Dan Ellis’ rights, acquired as part of the Sergei Kostitsyn trade were just window dressing as far as I’m concerned. Ellis is both too good and too close to a free agent payout to accept any sub-par offer for his services, no matter what his twitter account says.
Robert L is already penciling Ellis in at $1.8 million in his ideal world. But I ask why a goalie like Ellis, who earned $2 million last season, would sign a day early to become a certain back-up at a lower salary. If he is really a man with no ambition, then perhaps we’d be better with Cedrick Desjardins. If, as I suspect, he does have aspirations, then $1.8 million won’t do it. Nor will a promise of 14 games.

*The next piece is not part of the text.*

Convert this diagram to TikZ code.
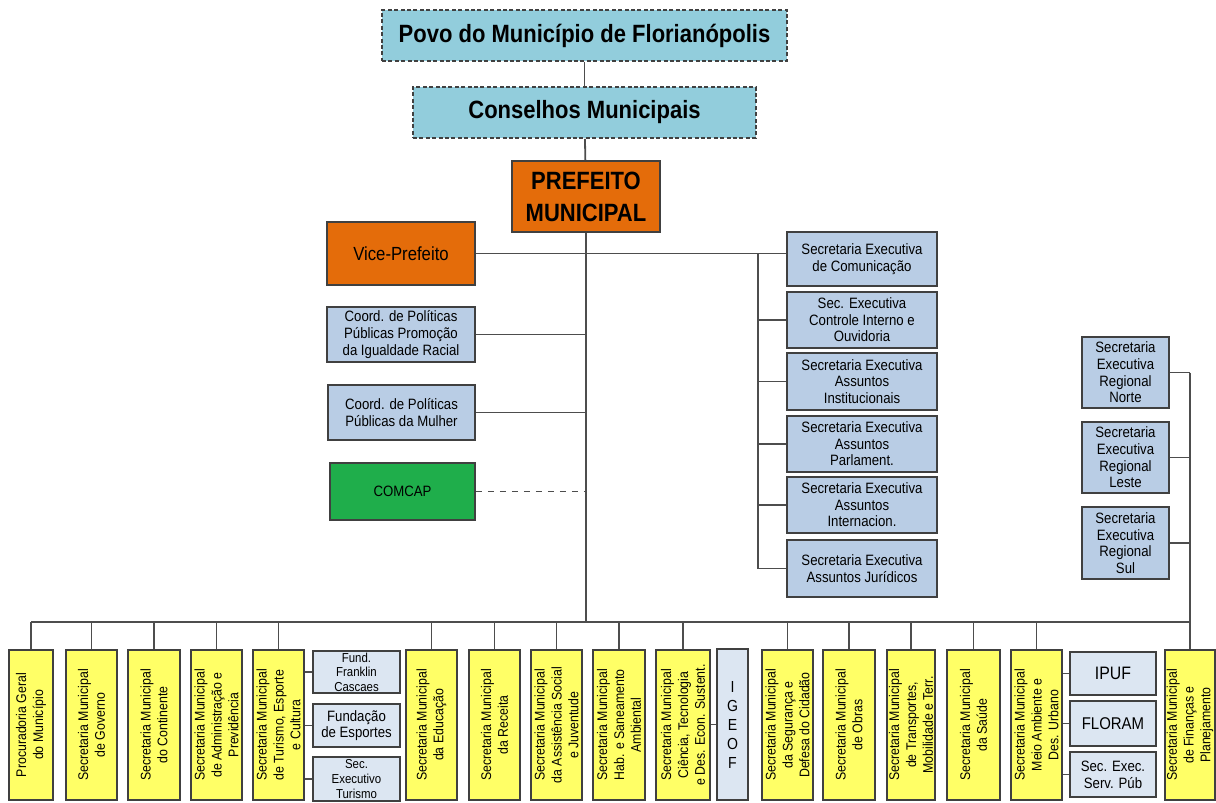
\documentclass[tikz,border=0pt]{standalone}
\usepackage{fontspec}
\setmainfont{Liberation Sans}
\newfontfamily\condfont[FakeStretch=0.88]{Liberation Sans}
\definecolor{povocol}{HTML}{92CDDC}
\definecolor{prefcol}{HTML}{E46C0A}
\definecolor{secblue}{HTML}{B9CDE5}
\definecolor{lightblue}{HTML}{DCE6F2}
\definecolor{comcapcol}{HTML}{1FAE4B}
\definecolor{yellowcol}{HTML}{FFFF66}
\definecolor{boxline}{HTML}{404040}
\definecolor{linecol}{HTML}{4D4D4D}
\begin{document}
\begin{tikzpicture}[x=0.5pt,y=-0.5pt,
  sz/.style 2 args={minimum width=#1*0.5pt,minimum height=#2*0.5pt},
  box/.style={draw=boxline,line width=0.8pt,inner sep=0pt,align=center,
    font=\condfont\fontsize{7.5}{8.3}\selectfont},
  topbox/.style={box,fill=povocol,dash pattern=on 2pt off 1.2pt,
    font=\condfont\bfseries\fontsize{12.5}{16}\selectfont},
  orangebox/.style={box,fill=prefcol},
  bluebox/.style={box,fill=secblue},
  lightbox/.style={box,fill=lightblue},
  ybox/.style={box,fill=yellowcol,rotate=90,font=\condfont\fontsize{7}{8.4}\selectfont},
  conn/.style={draw=linecol,line width=0.9pt}]
  \useasboundingbox (0,0) rectangle (1216,803);
  % Top of the chart
  \node[topbox,sz={405}{51}] (povo) at (584.5,35.5) {Povo do Município de Florianópolis};
  \node[topbox,sz={343}{51}] (cons) at (584.5,112.5) {Conselhos Municipais};
  \node[orangebox,sz={148}{71},font=\condfont\bfseries\fontsize{12.5}{16}\selectfont] (pref) at (586,196.5) {PREFEITO\\MUNICIPAL};
  \coordinate (bus) at (586,622);
  % Left column
  \node[orangebox,sz={148}{63},font=\condfont\fontsize{9.5}{11}\selectfont] (vice) at (401,253.5) {Vice-Prefeito};
  \node[bluebox,sz={148}{55}] (igual) at (401,334.5) {Coord. de Políticas\\Públicas Promoção\\da Igualdade Racial};
  \node[bluebox,sz={147}{55}] (mulher) at (401.5,412.5) {Coord. de Políticas\\Públicas da Mulher};
  \node[box,fill=comcapcol,sz={145}{57}] (comcap) at (402.5,491.5) {COMCAP};
  % Right column
  \node[bluebox,sz={150}{54}] (comm) at (862,259) {Secretaria Executiva\\de Comunicação};
  \node[bluebox,sz={150}{56}] (ctrl) at (862,320) {Sec. Executiva\\Controle Interno e\\Ouvidoria};
  \node[bluebox,sz={150}{57}] (inst) at (862,381.5) {Secretaria Executiva\\Assuntos\\Institucionais};
  \node[bluebox,sz={150}{56}] (parl) at (862,444) {Secretaria Executiva\\Assuntos\\Parlament.};
  \node[bluebox,sz={150}{56}] (intl) at (862,505) {Secretaria Executiva\\Assuntos\\Internacion.};
  \node[bluebox,sz={150}{57}] (jur) at (862,568.5) {Secretaria Executiva\\Assuntos Jurídicos};
  \coordinate (rv) at (758,253.5);
  % Regional secretaries
  \node[bluebox,sz={87}{71}] (norte) at (1125.5,372.5) {Secretaria\\Executiva\\Regional\\Norte};
  \node[bluebox,sz={87}{71}] (leste) at (1125.5,457.5) {Secretaria\\Executiva\\Regional\\Leste};
  \node[bluebox,sz={87}{72}] (sul) at (1125.5,543) {Secretaria\\Executiva\\Regional\\Sul};
  % Bottom row
  \node[ybox,sz={150}{44}] (proc) at (31,725) {Procuradoria Geral\\do Município};
  \node[ybox,sz={150}{51}] (gov) at (91.5,725) {Secretaria Municipal\\de Governo};
  \node[ybox,sz={150}{52}] (cont) at (154,725) {Secretaria Municipal\\do Continente};
  \node[ybox,sz={150}{51}] (adm) at (216.5,725) {Secretaria Municipal\\de Administração e\\Previdência};
  \node[ybox,sz={150}{51}] (tur) at (278.5,725) {Secretaria Municipal\\de Turismo, Esporte\\e Cultura};
  \node[lightbox,sz={87}{42},font=\condfont\fontsize{6.5}{7.2}\selectfont] (fund) at (356.5,672) {Fund.\\Franklin\\Cascaes};
  \node[lightbox,sz={87}{43}] (fesp) at (356.5,725.5) {Fundação\\de Esportes};
  \node[lightbox,sz={87}{44},font=\condfont\fontsize{6.5}{7.4}\selectfont] (setur) at (356.5,779) {Sec.\\Executivo\\Turismo};
  \node[ybox,sz={150}{51}] (edu) at (431.5,725) {Secretaria Municipal\\da Educação};
  \node[ybox,sz={150}{51}] (rec) at (494.5,725) {Secretaria Municipal\\da Receita};
  \node[ybox,sz={150}{51}] (assist) at (556.5,725) {Secretaria Municipal\\da Assistência Social\\e Juventude};
  \node[ybox,sz={150}{52}] (hab) at (619,725) {Secretaria Municipal\\Hab. e Saneamento\\Ambiental};
  \node[ybox,sz={150}{54}] (cien) at (683,725) {Secretaria Municipal\\Ciência, Tecnologia\\e Des. Econ. Sustent.};
  \node[lightbox,sz={31}{151},font=\condfont\fontsize{8}{9.5}\selectfont] (igeof) at (732.5,724.5) {I\\G\\E\\O\\F};
  \node[ybox,sz={150}{51}] (seg) at (787.5,725) {Secretaria Municipal\\da Segurança e\\Defesa do Cidadão};
  \node[ybox,sz={150}{52}] (obras) at (849,725) {Secretaria Municipal\\de Obras};
  \node[ybox,sz={150}{48}] (transp) at (911,725) {Secretaria Municipal\\de Transportes,\\Mobilidade e Terr.};
  \node[ybox,sz={150}{53}] (saude) at (973.5,725) {Secretaria Municipal\\da Saúde};
  \node[ybox,sz={150}{51}] (meio) at (1036.5,725) {Secretaria Municipal\\Meio Ambiente e\\Des. Urbano};
  \node[lightbox,sz={86}{43},font=\condfont\fontsize{9}{10}\selectfont] (ipuf) at (1113,673.5) {IPUF};
  \node[lightbox,sz={86}{45},font=\condfont\fontsize{8.5}{10}\selectfont] (floram) at (1113,723.5) {FLORAM};
  \node[lightbox,sz={86}{45},font=\condfont\fontsize{7.5}{8.5}\selectfont] (serv) at (1113,774.5) {Sec. Exec.\\Serv. Púb};
  \node[ybox,sz={150}{50}] (fin) at (1190,725) {Secretaria Municipal\\de Finanças e\\Planejamento};
  % Connectors
  \draw[conn] (povo) -- (cons);
  \draw[conn] (cons) -- (pref);
  \draw[conn] (pref.south) -- (bus);
  \draw[conn] (vice.east) -- (vice.east -| comm.west);
  \draw[conn] (rv) -- (rv |- jur.west);
  \foreach \n in {ctrl,inst,parl,intl,jur}
    \draw[conn] (rv |- \n.west) -- (\n.west);
  \draw[conn] (igual.east) -- (igual.east -| bus);
  \draw[conn] (mulher.east) -- (mulher.east -| bus);
  \draw[conn,dashed] (comcap.east) -- (comcap.east -| bus);
  \draw[conn] (norte.east -| fin.east) -- (fin.east);
  \foreach \n in {norte,leste,sul}
    \draw[conn] (\n.east) -- (\n.east -| fin.east);
  \draw[conn] (bus -| proc.east) -- (bus -| fin.east);
  \foreach \n in {proc,gov,cont,adm,tur,edu,rec,assist,hab,cien,seg,obras,transp,saude,meio}
    \draw[conn] (\n.east) -- (\n.east |- bus);
  \foreach \n in {fund,fesp,setur}
    \draw[conn] (\n.west) -- (\n.west -| tur.south);
  \draw[conn] (igeof.west) -- (igeof.west -| cien.south);
  \foreach \n in {ipuf,floram,serv}
    \draw[conn] (\n.west) -- (\n.west -| meio.south);
\end{tikzpicture}
\end{document}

Bob McKenzie agrees with my take on this (or rather I with his), and thinks Ellis has much more attractive options elsewhere. Others agree too.
To make it attractive for Ellis to miss the free agency he’s so far been determined to test, the Habs will have to make an attractive offer. Playing time is nice, but in this world attractive means $$$. Let’s assume then that Ellis and his agent are looking for somewhere in the neighbourhood of $3 million. The Habs with their tax, and the pressure of a single day to trade would do well to lock him up at that price even. At $3 million, this potential acquisition looks a whole lot different.
Now I know Halak hasn’t signed yet. And I know we’ve been told that Pierre Gauthier assumes he knows the market, and that he assumes he knows what Halak will be asking for, and that he assumes he knows what he will sign for. But with a $3 million range Dan Ellis suddenly sitting on the books, this lays the non-call to Halak as an even greater nonsense from the wayward GM. If Gauthier has to make a deal to stay under the salary cap because Ellis and Price push him over, it also makes mockery of the budgetary argument for trading the better goalie in the first place.
Anyway. We all knew that was smokescreen from the minute it was proposed. That the Halak trade had less to do with cap room than it had to do with other considerations. So let’s get on with it.
Coming out of the Halak trade we all made our own assumption. The assumption, based on sound bytes from a GM, was that a good goalie was traded for prospects because the organization felt it had another good goalie, possibly even a better goalie, to throw its money and effort behind. We all thought Price is the bona fide number one goalie now.
This facet of the Halak:Price decision was panned in some quarters, but by and large lauded by the denizens of this fair site. It was lauded for the transaction of potential (one ceiling alleged to be higher than another) and most importantly for its cost-saving realism.
I need some convincing on the former theory, but I am relatively comfortable with the latter. After all, even if we assume Carey will show a consistent level of modesty to match his 3-year introductory period, he still won’t wrangle the biggest raise out of the Habs. Yet even his $2.X million could be a problem under the cap. Should Halak have been around, most commenters seemed to gravitate to the conclusion that this team could no longer afford to pay two useful goaltenders. One would assume the same thinking would logically apply to the perhaps slightly cheaper Ellis.
There's the rub. Price and Ellis together is not a league-cheapest goaltender combination, despite what optimists may dream. Two free agents holding all the cards does not generally result in fiscally responsible signings. My guess would be that the two of them together would not be a $4 million combination but closer to a $6 million one. At this point, my annoyance over the original Gauthier (Gainey) decision on back-end direction is coming to boil again. Price/Ellis wouldn’t be cheap, and though it would provide the necessary insulation against a year of growing pains ¬ I thought that luxury was too rich for the team.
Perhaps then the Ellis maneuver is more to do with an impasse with Price than it is to do with Ellis himself. Perhaps it’s not Halak or Price, but neither Halak nor Price. I think even the most embattled goalie supporters among us might agree that if that is the case, then the Habs management needs to be reined in.
So between the salary cap and pending free agency, I don’t think there are many scenarios where Dan Ellis signs a contract in the next few hours. Certainly not many where both or even one of the two camps - Halakkies and Pricites - come out happy.